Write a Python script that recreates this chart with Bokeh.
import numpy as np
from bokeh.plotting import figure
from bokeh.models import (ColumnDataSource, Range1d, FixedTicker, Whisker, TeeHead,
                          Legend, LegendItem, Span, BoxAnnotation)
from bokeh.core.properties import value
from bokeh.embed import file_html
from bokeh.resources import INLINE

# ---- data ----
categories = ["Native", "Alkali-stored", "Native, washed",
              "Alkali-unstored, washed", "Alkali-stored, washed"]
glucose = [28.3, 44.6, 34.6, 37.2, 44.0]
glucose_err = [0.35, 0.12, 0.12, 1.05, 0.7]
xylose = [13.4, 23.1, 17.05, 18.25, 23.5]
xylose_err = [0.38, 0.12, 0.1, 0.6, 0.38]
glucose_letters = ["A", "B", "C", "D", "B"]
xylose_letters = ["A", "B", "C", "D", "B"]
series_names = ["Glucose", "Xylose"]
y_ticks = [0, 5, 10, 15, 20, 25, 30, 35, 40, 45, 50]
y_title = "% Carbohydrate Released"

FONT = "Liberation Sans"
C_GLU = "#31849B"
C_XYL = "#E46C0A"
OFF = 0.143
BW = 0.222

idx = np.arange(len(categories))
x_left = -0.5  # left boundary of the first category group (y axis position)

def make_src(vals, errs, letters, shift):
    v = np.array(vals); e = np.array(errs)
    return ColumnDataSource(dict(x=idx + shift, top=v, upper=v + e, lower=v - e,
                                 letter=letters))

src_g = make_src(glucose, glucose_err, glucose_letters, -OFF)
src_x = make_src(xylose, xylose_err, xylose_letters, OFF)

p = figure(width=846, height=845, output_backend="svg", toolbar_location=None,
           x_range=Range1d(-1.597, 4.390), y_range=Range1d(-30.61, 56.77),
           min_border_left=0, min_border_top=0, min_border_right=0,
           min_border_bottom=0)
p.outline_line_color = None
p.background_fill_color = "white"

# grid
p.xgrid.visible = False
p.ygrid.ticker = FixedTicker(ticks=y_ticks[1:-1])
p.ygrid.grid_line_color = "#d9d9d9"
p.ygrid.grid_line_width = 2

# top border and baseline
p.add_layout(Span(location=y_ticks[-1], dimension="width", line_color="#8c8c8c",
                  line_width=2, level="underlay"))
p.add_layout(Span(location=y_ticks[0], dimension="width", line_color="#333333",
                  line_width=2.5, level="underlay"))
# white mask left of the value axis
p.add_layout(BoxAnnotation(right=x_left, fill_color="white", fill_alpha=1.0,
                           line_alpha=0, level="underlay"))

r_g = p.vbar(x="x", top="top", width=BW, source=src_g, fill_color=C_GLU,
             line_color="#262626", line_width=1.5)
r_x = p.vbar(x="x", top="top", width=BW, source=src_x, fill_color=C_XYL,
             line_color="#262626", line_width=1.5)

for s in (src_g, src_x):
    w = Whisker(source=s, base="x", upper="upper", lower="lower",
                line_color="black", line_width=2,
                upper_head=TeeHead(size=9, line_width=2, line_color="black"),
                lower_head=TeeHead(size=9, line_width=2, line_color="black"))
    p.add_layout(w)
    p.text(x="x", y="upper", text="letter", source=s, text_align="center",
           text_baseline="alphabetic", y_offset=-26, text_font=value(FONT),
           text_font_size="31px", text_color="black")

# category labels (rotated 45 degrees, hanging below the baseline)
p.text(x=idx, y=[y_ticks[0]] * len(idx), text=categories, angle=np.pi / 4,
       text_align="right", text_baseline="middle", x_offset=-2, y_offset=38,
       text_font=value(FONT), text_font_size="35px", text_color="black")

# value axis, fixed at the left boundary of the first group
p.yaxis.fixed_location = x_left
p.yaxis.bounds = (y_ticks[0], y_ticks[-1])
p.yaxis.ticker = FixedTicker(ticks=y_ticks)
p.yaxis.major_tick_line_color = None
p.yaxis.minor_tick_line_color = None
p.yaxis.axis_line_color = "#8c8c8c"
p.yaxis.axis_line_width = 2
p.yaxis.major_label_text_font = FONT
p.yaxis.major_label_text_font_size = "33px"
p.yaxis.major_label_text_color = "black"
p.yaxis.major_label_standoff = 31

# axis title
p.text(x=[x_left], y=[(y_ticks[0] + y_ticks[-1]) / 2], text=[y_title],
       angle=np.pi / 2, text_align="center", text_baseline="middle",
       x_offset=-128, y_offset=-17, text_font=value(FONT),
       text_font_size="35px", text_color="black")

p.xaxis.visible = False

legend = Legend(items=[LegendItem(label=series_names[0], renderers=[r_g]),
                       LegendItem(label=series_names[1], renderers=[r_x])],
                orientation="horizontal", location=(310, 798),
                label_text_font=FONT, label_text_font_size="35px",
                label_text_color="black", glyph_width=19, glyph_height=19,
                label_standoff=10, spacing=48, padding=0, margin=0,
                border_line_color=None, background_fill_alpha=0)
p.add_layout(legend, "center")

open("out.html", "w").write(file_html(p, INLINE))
* * * * * * * * *
*Task directions*:
Up to and including the line with "from bokeh.resources import INLINE", repeat the data exactly, starting from its first line; nothing else belongs in the response.

*Task response*:
Write a Python script that recreates this chart with Bokeh.
import numpy as np
from bokeh.plotting import figure
from bokeh.models import (ColumnDataSource, Range1d, FixedTicker, Whisker, TeeHead,
                          Legend, LegendItem, Span, BoxAnnotation)
from bokeh.core.properties import value
from bokeh.embed import file_html
from bokeh.resources import INLINE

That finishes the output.